Among the lines of the listing below, retype exactly those from the one containing "What matplotlib code" through the one containing "plt.rcParams['font.family'] = ['Noto", both included. Do not include pictures.

Data to process:

*-*-*

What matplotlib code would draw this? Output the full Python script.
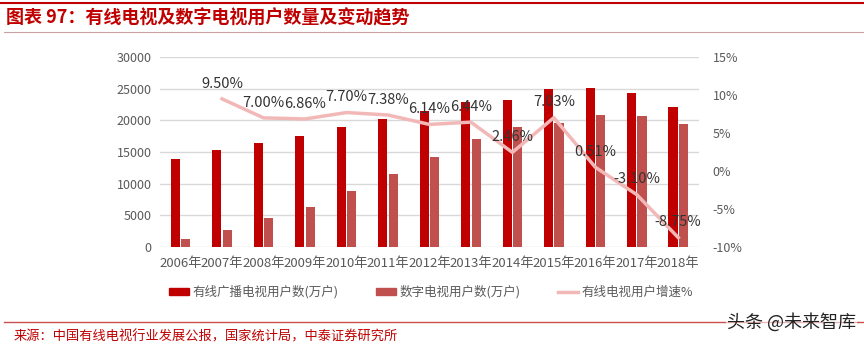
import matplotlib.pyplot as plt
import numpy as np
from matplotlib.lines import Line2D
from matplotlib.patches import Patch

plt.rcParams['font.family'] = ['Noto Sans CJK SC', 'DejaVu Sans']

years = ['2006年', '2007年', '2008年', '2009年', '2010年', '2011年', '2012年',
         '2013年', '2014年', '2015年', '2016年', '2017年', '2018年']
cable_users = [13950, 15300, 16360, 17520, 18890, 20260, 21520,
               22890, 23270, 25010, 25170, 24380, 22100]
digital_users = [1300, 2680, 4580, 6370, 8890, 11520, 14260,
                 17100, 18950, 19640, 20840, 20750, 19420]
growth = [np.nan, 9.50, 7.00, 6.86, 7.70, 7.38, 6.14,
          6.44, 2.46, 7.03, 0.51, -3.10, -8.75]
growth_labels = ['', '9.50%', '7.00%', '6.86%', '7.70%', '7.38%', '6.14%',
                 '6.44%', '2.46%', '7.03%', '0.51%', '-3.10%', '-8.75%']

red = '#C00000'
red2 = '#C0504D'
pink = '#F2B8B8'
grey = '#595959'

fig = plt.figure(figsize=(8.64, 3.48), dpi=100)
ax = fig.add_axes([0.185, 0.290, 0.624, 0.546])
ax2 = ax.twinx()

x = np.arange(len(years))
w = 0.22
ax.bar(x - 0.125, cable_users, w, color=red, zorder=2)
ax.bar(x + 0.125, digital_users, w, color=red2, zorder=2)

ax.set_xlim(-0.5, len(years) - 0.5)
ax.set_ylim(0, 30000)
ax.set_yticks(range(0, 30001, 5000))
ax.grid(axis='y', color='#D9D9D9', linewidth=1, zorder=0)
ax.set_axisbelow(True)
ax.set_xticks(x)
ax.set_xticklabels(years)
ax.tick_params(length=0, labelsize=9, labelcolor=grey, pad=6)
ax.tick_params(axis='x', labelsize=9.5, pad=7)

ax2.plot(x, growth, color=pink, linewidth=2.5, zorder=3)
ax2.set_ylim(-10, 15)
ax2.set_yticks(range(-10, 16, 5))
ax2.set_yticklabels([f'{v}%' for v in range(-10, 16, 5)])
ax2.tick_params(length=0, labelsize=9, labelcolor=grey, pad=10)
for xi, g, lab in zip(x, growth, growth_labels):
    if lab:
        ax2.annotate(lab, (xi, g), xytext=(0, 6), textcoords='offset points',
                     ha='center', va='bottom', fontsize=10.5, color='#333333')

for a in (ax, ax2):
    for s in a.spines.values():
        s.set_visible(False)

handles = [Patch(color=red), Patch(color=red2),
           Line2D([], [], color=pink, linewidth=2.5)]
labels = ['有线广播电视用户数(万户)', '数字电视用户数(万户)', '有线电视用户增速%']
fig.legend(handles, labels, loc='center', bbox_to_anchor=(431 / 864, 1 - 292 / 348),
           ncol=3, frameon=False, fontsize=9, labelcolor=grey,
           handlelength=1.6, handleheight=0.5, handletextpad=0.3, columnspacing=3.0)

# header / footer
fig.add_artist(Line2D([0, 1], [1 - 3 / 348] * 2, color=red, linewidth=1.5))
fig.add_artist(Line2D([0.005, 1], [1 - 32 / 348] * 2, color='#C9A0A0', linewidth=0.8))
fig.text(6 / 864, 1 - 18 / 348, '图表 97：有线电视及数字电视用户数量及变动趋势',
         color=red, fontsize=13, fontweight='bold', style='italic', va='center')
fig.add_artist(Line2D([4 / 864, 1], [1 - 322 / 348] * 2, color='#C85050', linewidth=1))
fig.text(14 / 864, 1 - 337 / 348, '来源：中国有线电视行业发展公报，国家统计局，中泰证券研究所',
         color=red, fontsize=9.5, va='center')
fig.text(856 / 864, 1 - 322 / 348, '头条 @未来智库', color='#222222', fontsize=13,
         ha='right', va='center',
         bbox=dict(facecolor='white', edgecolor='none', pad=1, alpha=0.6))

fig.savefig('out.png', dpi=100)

*-*-*

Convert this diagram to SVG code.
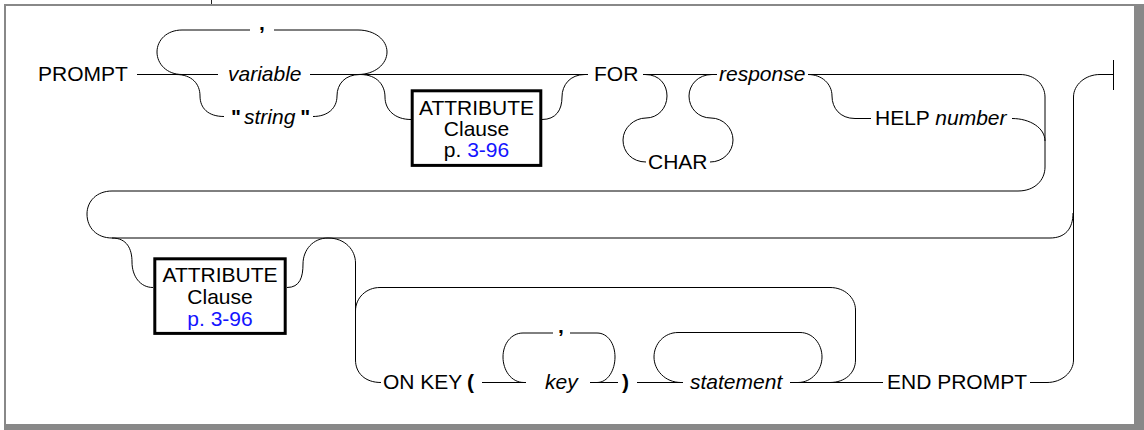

*-*-*

Response for this exercise:
What matplotlib code would draw this? Output the full Python script.
import matplotlib.pyplot as plt
import numpy as np
from matplotlib.lines import Line2D
from matplotlib.patches import Patch

plt.rcParams['font.family'] = ['Noto Sans CJK SC', 'DejaVu Sans']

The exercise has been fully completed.